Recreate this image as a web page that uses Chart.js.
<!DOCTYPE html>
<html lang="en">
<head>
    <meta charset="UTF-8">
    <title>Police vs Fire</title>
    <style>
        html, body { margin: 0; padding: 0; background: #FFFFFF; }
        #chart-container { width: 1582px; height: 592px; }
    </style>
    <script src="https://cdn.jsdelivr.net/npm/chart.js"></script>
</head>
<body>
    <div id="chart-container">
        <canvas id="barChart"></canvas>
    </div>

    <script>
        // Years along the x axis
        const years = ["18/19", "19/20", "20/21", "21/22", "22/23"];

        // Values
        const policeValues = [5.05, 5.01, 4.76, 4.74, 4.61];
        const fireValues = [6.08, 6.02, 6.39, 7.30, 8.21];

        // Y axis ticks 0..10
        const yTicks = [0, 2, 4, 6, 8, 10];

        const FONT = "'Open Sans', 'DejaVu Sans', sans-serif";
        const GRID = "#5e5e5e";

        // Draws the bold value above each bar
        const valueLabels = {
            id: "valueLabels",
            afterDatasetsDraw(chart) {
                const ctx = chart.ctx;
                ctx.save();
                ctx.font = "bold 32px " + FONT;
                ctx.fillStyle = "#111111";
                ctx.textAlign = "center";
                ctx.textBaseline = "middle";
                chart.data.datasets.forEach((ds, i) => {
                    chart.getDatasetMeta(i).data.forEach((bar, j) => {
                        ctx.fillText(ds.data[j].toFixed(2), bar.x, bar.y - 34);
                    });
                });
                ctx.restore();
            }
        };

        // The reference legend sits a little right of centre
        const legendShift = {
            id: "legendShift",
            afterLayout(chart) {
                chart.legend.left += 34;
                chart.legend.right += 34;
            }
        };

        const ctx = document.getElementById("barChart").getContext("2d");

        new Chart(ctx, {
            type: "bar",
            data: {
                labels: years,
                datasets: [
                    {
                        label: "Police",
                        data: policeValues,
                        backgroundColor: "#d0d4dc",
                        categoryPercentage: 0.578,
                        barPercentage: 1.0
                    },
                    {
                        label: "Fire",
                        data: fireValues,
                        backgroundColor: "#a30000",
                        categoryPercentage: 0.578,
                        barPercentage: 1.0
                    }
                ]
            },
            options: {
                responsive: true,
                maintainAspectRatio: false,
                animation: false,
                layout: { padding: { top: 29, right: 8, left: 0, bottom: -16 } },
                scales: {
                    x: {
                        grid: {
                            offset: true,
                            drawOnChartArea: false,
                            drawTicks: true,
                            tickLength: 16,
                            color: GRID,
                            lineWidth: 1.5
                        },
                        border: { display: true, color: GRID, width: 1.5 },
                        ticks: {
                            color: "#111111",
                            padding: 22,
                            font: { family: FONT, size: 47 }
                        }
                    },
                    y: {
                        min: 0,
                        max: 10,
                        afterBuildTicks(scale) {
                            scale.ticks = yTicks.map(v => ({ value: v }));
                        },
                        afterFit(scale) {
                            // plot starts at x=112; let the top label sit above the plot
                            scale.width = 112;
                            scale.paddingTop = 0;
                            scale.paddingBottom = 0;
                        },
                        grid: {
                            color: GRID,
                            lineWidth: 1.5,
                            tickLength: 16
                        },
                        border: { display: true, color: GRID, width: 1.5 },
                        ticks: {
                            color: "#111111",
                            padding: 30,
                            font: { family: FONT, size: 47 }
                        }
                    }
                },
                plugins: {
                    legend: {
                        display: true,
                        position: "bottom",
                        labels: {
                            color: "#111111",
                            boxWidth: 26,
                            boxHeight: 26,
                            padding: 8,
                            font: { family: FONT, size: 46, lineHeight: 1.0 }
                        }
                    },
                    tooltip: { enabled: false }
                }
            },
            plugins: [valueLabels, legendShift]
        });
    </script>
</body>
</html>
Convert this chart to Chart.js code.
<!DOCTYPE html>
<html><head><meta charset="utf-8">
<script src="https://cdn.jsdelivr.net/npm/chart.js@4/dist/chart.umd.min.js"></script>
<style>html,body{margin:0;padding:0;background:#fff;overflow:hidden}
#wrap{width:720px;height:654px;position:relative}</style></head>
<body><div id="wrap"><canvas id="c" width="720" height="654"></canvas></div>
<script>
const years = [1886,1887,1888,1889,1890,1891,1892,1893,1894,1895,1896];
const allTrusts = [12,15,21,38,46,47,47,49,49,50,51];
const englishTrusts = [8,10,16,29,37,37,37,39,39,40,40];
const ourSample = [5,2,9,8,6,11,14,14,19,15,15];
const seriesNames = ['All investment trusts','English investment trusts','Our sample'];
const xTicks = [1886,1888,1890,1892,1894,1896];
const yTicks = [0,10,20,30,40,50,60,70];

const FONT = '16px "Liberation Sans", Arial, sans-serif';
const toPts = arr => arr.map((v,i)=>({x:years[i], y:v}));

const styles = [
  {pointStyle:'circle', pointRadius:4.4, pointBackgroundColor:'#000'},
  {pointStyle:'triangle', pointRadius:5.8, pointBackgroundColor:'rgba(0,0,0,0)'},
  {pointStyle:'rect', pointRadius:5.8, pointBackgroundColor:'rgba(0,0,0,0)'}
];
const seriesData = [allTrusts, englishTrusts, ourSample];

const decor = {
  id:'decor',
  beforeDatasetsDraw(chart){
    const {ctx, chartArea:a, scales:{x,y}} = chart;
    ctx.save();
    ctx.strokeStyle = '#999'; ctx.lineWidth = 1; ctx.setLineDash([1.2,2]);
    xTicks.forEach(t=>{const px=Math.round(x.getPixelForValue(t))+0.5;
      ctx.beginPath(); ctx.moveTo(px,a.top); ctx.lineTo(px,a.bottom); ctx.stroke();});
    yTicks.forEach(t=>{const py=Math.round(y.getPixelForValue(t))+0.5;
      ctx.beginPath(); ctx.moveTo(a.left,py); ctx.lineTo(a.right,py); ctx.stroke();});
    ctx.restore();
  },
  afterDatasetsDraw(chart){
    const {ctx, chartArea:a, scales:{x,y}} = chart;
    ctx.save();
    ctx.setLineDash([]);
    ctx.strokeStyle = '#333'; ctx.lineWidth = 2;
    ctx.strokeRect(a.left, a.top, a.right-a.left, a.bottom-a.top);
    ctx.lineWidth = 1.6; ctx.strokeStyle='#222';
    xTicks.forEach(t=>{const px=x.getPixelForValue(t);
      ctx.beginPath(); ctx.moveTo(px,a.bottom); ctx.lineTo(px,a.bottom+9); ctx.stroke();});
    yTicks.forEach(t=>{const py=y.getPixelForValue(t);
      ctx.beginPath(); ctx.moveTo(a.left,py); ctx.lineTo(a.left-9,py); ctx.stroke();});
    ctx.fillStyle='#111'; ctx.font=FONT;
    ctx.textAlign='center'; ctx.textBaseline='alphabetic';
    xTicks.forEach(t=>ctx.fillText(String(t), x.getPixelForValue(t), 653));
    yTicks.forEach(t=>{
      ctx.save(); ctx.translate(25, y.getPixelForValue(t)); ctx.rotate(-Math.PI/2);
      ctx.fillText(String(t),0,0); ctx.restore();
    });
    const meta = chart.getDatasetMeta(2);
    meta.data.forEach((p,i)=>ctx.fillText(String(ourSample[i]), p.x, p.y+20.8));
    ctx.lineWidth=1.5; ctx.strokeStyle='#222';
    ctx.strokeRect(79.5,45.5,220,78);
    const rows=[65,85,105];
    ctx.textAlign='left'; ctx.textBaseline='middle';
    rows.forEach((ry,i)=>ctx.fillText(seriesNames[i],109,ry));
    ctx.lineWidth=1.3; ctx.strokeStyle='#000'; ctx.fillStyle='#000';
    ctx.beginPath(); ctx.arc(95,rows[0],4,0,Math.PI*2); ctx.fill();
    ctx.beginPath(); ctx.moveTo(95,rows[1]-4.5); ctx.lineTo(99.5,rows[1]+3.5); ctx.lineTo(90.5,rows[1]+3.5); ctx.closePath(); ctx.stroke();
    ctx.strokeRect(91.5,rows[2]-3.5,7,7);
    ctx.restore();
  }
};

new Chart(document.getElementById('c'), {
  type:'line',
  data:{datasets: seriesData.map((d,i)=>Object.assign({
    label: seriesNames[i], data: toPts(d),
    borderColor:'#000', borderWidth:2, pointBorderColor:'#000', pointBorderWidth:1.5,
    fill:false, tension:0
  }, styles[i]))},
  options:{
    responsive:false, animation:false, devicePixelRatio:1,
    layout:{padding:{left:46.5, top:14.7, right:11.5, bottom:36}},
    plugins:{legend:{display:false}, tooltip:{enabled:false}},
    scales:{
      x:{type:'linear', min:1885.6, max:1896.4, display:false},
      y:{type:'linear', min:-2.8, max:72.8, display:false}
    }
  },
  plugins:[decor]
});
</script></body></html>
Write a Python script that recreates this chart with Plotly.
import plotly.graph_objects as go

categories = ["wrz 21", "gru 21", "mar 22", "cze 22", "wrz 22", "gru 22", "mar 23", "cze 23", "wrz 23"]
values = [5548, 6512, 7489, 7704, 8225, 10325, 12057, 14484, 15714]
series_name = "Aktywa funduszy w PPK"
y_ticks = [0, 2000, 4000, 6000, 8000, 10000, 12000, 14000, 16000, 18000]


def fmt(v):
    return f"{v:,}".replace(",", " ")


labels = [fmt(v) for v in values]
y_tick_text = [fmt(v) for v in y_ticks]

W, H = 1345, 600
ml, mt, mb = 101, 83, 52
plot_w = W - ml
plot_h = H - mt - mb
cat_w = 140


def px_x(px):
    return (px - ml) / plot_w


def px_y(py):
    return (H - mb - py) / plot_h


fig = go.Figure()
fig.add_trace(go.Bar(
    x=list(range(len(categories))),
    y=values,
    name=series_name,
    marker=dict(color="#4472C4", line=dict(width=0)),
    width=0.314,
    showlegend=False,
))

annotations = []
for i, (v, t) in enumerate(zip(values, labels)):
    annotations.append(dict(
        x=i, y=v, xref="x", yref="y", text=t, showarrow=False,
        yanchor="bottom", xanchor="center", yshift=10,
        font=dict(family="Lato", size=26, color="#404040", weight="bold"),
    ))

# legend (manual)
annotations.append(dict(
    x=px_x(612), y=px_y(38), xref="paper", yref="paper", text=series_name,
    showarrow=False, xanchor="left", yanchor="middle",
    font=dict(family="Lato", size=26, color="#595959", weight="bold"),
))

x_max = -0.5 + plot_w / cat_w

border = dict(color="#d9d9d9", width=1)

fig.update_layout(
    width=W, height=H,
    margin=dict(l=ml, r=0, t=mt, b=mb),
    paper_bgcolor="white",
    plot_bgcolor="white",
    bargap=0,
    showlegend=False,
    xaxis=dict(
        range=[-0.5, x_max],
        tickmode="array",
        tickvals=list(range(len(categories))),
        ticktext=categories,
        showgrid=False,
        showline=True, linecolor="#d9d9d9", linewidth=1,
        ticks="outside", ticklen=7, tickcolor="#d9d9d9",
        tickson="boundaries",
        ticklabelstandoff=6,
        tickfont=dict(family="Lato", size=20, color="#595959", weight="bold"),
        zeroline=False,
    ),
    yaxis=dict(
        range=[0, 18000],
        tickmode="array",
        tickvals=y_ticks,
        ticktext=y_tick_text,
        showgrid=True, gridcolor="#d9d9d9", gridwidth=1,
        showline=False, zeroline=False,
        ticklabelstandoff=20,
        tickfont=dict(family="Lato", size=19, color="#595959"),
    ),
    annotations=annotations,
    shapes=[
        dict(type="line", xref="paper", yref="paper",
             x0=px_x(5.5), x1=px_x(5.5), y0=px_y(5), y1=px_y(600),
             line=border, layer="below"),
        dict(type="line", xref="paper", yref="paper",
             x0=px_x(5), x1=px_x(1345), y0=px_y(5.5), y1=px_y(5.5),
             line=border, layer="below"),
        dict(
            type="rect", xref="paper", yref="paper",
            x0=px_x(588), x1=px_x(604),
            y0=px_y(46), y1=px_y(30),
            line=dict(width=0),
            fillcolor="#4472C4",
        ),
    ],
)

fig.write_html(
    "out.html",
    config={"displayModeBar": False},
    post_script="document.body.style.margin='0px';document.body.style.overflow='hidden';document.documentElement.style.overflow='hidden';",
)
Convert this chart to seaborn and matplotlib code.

== == ==

Look above for the line that contains "Write a Python". Starting there, transcribe every line exactly until you have copied the line that contains "return (H - mb - py) / plot_h".

--- Solution to the problem ---
Write a Python script that recreates this chart with Plotly.
import plotly.graph_objects as go

categories = ["wrz 21", "gru 21", "mar 22", "cze 22", "wrz 22", "gru 22", "mar 23", "cze 23", "wrz 23"]
values = [5548, 6512, 7489, 7704, 8225, 10325, 12057, 14484, 15714]
series_name = "Aktywa funduszy w PPK"
y_ticks = [0, 2000, 4000, 6000, 8000, 10000, 12000, 14000, 16000, 18000]


def fmt(v):
    return f"{v:,}".replace(",", " ")


labels = [fmt(v) for v in values]
y_tick_text = [fmt(v) for v in y_ticks]

W, H = 1345, 600
ml, mt, mb = 101, 83, 52
plot_w = W - ml
plot_h = H - mt - mb
cat_w = 140


def px_x(px):
    return (px - ml) / plot_w


def px_y(py):
    return (H - mb - py) / plot_h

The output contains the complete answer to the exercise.